▼

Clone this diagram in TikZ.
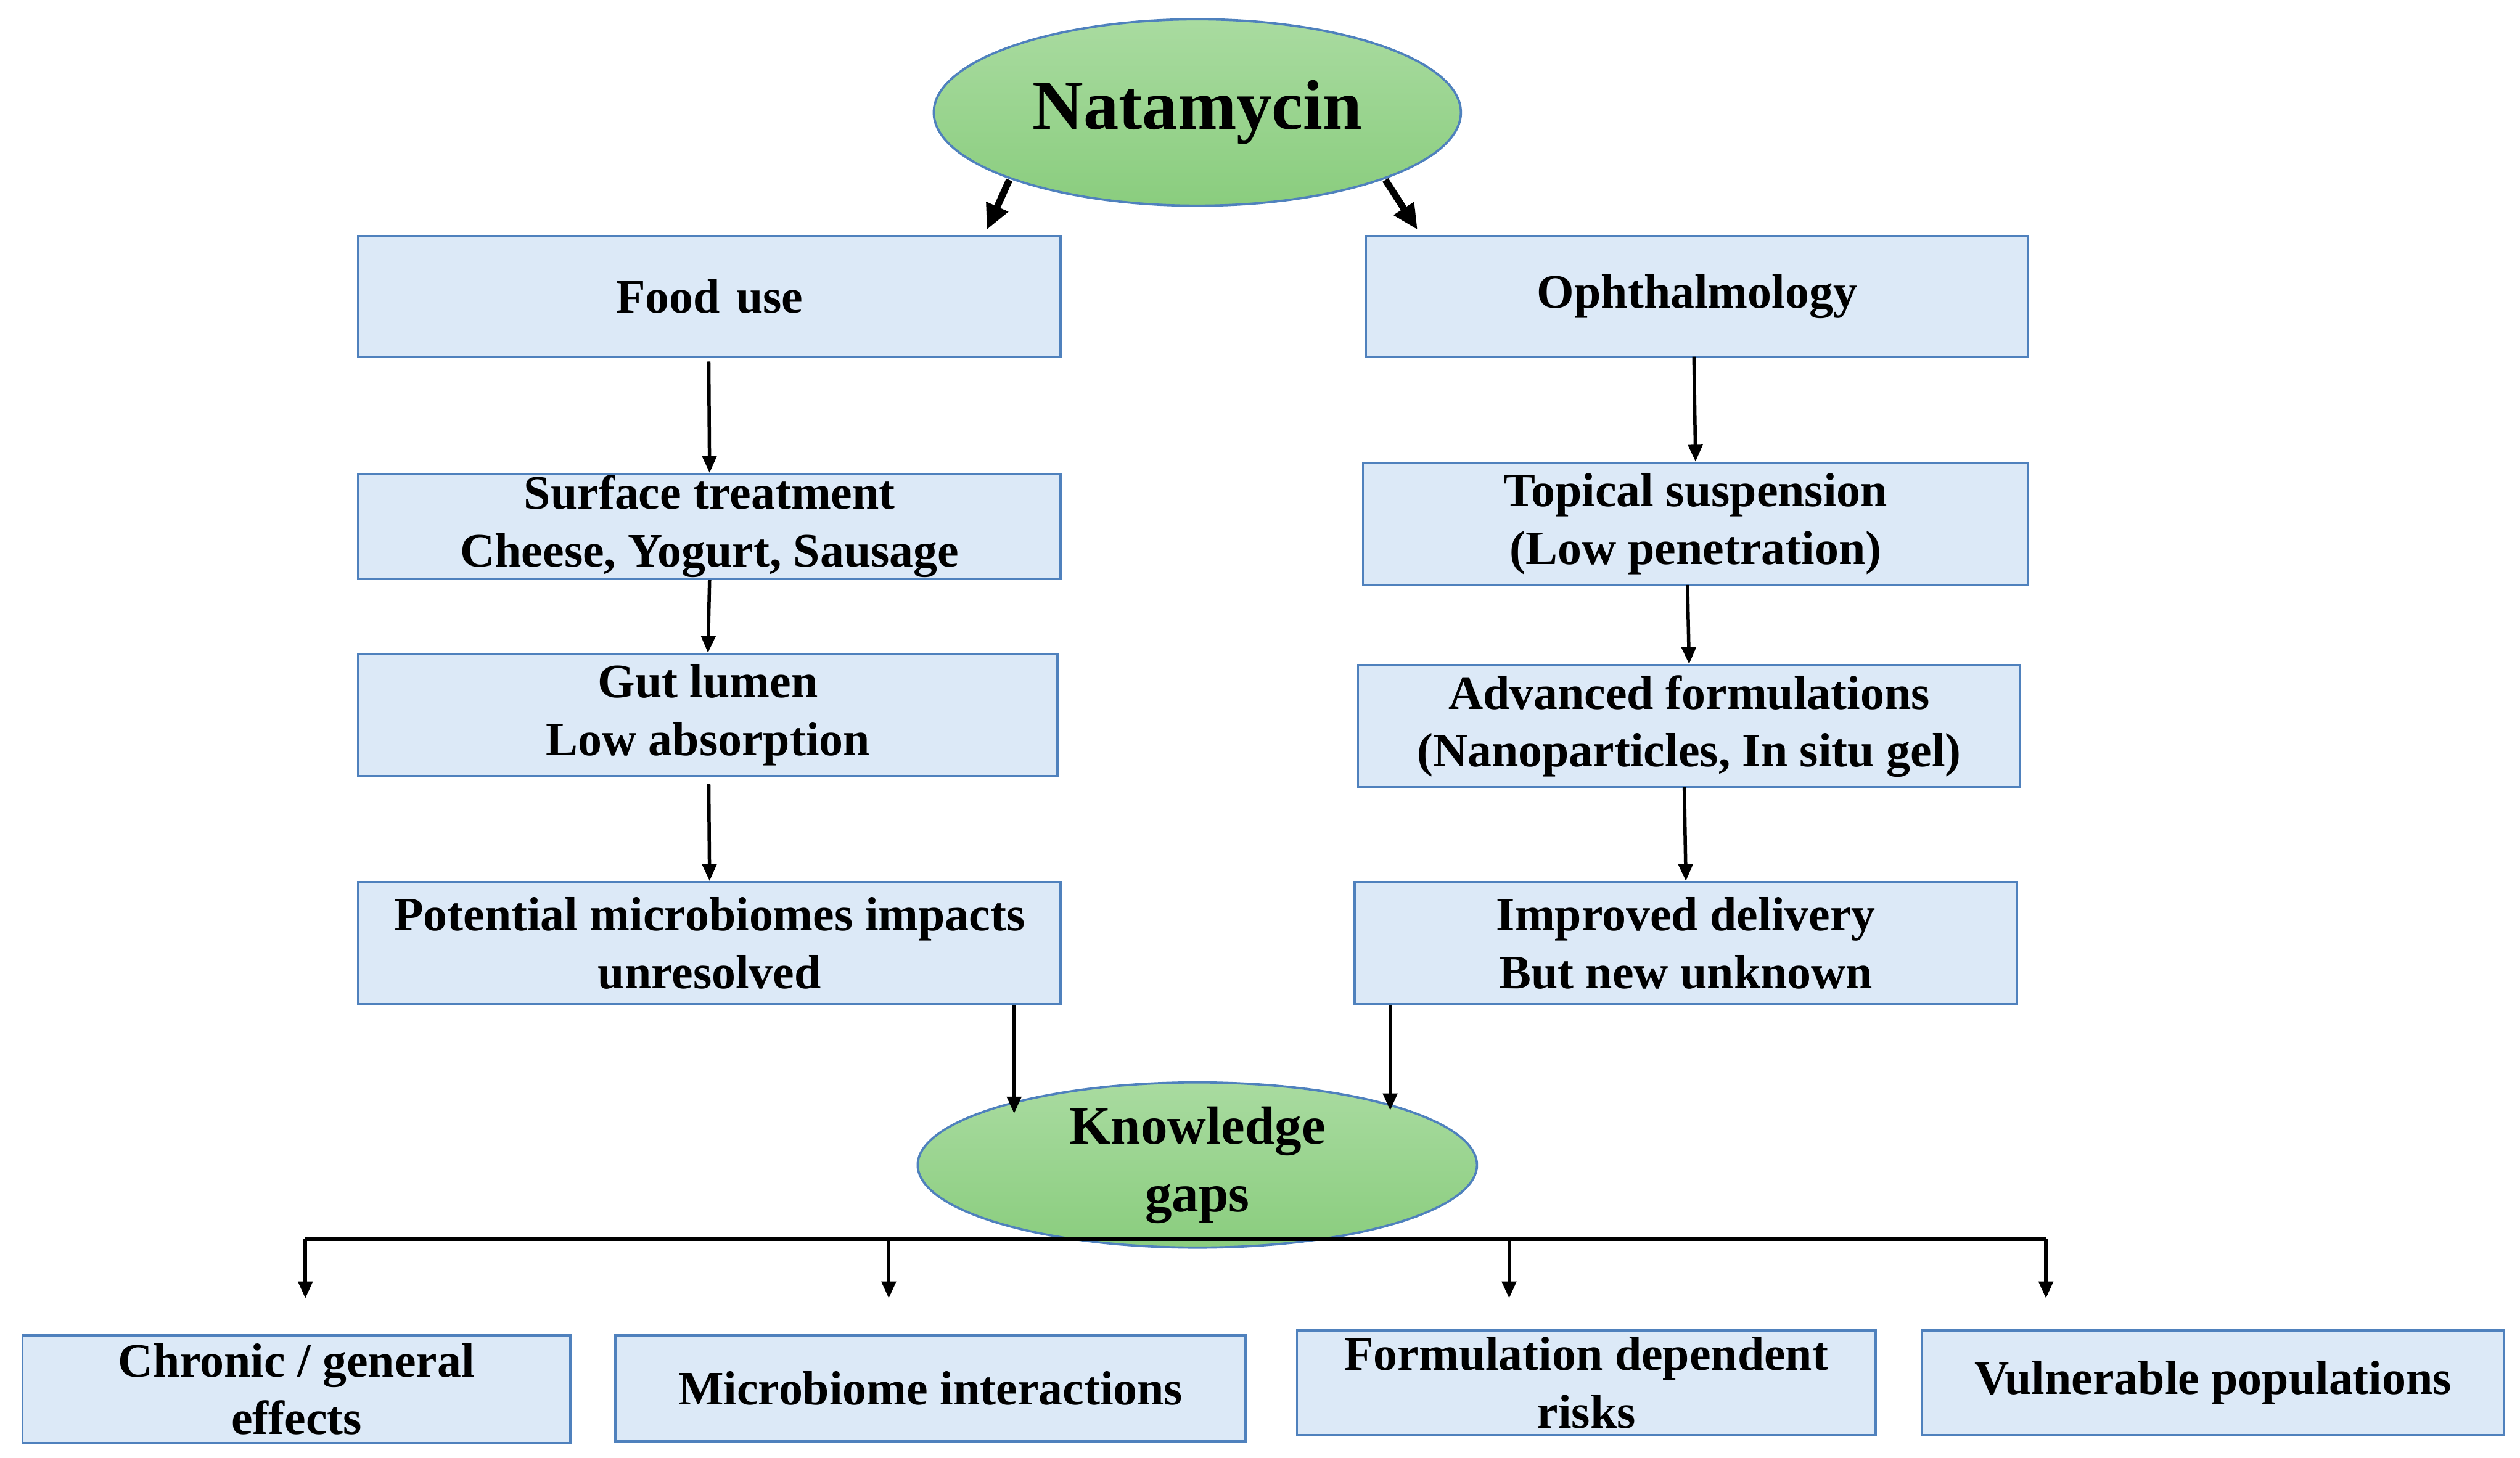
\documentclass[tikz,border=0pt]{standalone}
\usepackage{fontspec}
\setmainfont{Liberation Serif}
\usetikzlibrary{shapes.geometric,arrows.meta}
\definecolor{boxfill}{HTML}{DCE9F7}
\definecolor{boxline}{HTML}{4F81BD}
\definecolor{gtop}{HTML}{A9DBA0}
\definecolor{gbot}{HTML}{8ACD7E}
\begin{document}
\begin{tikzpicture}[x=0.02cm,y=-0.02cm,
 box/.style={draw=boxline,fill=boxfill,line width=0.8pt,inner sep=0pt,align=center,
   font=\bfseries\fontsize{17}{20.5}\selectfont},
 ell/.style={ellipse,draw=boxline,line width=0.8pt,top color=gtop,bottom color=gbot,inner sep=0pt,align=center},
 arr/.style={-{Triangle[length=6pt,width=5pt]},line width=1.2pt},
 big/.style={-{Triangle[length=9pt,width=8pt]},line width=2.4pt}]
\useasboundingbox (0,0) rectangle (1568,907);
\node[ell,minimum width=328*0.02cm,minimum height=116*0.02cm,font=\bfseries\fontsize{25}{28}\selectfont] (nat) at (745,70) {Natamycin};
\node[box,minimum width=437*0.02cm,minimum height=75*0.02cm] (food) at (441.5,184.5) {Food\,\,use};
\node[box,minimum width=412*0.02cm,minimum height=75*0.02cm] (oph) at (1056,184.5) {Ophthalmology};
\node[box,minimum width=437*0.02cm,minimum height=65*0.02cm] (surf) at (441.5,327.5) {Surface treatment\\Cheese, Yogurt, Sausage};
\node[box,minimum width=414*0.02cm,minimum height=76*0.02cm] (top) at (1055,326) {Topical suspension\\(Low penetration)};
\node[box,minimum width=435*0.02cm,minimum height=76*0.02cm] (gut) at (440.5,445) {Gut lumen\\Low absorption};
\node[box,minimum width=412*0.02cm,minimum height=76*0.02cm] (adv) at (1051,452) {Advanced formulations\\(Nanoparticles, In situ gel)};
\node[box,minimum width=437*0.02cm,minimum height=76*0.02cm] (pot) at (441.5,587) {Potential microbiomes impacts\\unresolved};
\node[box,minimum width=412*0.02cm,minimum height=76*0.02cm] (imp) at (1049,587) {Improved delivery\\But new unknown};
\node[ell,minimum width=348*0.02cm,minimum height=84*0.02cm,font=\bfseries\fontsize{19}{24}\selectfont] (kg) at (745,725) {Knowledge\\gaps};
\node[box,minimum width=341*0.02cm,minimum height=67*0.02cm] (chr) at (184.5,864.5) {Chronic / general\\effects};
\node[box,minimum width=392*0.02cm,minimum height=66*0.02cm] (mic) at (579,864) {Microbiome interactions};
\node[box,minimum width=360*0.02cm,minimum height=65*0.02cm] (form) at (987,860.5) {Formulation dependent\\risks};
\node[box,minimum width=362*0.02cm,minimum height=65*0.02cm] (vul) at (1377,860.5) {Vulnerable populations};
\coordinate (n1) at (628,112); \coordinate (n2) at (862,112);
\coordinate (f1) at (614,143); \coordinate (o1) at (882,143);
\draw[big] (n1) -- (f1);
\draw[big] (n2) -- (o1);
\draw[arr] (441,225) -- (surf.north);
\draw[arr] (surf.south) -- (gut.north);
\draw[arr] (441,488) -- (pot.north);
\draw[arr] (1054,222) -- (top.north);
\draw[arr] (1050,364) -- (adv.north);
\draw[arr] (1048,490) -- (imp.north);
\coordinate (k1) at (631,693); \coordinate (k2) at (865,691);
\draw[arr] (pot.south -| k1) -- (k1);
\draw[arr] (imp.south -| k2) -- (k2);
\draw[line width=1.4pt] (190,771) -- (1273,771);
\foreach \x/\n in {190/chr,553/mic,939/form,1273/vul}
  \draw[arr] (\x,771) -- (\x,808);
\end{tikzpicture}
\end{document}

▲
▼

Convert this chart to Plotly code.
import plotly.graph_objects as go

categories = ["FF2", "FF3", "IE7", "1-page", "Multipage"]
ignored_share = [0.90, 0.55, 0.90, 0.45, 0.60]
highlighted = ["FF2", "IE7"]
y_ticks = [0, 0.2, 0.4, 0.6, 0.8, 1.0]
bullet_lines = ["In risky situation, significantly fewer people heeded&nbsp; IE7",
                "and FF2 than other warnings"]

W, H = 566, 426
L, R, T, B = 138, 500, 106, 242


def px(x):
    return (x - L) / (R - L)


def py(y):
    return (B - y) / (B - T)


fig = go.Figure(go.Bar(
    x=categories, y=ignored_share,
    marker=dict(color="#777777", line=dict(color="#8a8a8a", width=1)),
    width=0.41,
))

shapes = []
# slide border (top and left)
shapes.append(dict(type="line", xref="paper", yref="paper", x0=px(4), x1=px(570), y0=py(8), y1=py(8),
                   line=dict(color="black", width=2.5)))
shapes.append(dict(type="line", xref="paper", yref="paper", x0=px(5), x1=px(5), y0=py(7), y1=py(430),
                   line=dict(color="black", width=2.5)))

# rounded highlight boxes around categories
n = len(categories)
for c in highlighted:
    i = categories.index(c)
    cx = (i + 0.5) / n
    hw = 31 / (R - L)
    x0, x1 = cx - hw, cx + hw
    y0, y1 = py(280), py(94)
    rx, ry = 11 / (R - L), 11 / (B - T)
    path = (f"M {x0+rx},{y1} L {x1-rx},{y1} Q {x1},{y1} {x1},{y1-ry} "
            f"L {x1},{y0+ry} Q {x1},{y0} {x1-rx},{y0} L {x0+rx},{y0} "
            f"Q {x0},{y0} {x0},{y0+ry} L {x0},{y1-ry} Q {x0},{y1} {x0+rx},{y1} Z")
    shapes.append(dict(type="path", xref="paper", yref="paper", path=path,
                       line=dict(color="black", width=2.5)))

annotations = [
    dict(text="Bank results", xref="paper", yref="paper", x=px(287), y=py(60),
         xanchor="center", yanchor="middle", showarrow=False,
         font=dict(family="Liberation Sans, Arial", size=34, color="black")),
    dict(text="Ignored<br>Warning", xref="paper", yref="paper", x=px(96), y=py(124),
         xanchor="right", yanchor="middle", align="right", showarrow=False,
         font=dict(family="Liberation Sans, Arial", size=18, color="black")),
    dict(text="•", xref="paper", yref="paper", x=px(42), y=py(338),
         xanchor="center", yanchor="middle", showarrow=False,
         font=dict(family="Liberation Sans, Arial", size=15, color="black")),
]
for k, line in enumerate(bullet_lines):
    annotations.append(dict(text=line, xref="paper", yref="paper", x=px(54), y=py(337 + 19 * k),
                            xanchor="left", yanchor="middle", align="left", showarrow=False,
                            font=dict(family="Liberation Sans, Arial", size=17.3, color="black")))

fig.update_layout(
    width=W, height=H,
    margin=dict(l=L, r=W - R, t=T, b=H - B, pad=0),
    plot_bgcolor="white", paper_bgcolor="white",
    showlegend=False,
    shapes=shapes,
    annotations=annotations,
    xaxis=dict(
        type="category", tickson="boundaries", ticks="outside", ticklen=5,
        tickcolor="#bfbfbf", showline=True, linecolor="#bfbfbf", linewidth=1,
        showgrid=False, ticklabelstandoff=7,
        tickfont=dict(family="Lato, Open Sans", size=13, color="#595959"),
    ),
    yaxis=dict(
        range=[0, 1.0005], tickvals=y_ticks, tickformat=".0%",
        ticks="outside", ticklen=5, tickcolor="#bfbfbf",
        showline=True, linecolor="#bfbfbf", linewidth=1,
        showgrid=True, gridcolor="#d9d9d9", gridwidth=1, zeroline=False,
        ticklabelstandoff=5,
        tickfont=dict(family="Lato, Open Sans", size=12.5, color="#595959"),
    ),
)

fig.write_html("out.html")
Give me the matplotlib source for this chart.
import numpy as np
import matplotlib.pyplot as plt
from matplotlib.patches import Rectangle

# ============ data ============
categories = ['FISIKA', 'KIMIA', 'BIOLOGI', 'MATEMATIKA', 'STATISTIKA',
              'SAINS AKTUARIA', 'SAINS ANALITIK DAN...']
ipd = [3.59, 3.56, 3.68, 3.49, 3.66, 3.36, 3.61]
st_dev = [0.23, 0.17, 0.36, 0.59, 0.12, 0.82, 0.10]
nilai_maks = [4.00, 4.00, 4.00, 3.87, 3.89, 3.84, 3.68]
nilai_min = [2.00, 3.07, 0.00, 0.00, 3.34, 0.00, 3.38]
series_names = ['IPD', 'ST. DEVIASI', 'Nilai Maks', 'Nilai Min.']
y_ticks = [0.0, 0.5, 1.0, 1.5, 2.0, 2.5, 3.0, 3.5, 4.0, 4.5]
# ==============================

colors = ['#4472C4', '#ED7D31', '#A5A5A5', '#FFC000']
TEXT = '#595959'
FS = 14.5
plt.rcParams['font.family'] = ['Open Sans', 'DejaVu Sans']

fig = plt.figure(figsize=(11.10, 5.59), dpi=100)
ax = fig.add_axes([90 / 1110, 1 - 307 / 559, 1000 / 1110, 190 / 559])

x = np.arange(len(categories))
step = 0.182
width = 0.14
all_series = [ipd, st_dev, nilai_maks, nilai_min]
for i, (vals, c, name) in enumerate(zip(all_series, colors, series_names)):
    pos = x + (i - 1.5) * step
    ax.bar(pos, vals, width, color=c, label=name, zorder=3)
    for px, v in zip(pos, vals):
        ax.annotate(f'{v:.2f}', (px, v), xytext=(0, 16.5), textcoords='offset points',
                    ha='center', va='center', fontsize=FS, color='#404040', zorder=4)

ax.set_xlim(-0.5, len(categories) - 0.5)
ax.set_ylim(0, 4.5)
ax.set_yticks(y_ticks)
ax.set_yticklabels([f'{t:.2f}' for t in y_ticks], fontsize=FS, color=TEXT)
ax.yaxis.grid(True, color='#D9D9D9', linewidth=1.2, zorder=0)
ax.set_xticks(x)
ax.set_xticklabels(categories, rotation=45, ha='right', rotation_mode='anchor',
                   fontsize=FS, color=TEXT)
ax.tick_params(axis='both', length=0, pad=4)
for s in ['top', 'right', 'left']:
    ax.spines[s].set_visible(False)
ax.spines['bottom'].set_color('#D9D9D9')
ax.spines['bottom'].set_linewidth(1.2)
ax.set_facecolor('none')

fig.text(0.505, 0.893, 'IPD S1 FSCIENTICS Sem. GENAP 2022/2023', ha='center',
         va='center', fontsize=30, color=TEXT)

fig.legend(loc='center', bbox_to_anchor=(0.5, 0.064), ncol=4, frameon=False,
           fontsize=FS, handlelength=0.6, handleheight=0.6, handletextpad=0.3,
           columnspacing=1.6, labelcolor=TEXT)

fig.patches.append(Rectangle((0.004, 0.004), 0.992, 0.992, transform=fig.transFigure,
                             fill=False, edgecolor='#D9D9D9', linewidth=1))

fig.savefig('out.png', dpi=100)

▲

**TASK OBJECTIVE**
Copy every line of the listing where the word "matplotlib" appears.

**EXPECTED ANSWER**
Give me the matplotlib source for this chart.
import matplotlib.pyplot as plt
from matplotlib.patches import Rectangle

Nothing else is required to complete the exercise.